In una nota a firma del procuratore aggiunto Francesco Greco si sottolinea che “l’inchiesta sulla presunta estorsione ai danni del premier Berlusconi trae origine da più ampie e diversificate indagini” coordinate dalla procura partenopea e che l’esigenza degli arresti è stata anticipata proprio dalla fuga di notizie. In particolare si fa riferimento a indagini condotte, anche con intercettazioni telefoniche, dalla Digos di Napoli su alcune società del gruppo Finmeccanica, “dove Valter Lavitola sembra svolgere non meglio definite attività di consulenza”.

Gli esiti delle investigazioni della sezione criminalità economica della procura sono poi confluiti in quelli delle indagini della sezione reati contro la pubblica amministrazione riguardanti lo stesso Lavitola e altri indagati nell’ambito dell’inchiesta sulla cosiddetta P4, che vede coinvolti tra gli altri il parlamentare del Pdl Alfonso Papa e l’uomo d’affari Luigi Bisignani.

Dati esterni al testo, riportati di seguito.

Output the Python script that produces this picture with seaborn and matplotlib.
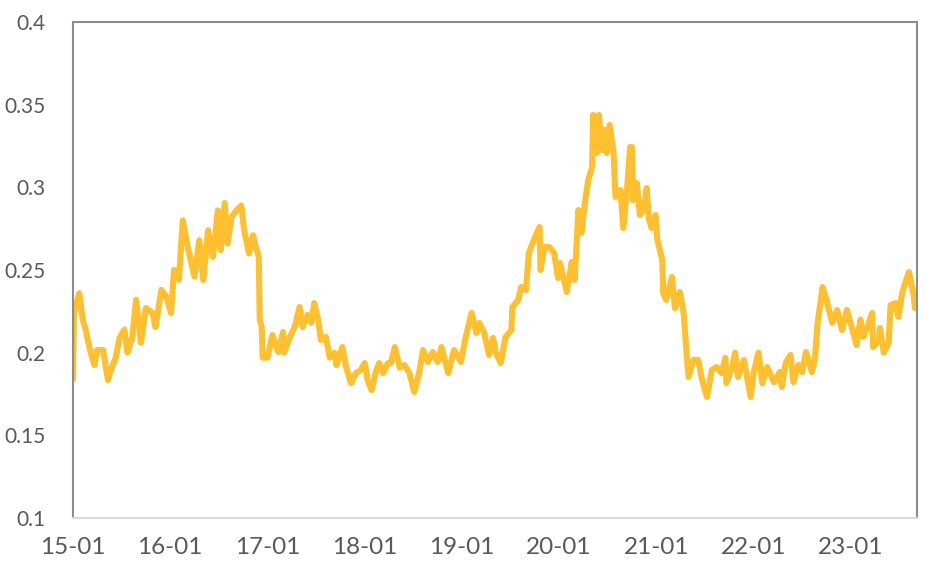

I pm della procura partenopea hanno sollevato anche il nodo della competenza territoriale dell’inchiesta che potrebbe essere trasferita da Napoli in un’altra sede: risulta infatti difficile capire dove siano avvenute – certamente non a Napoli – le dazioni al centro delle indagini. E’ quindi verosimile che nei prossimi giorni gli atti possano passare ad un’altra procura, forse proprio quella di Roma.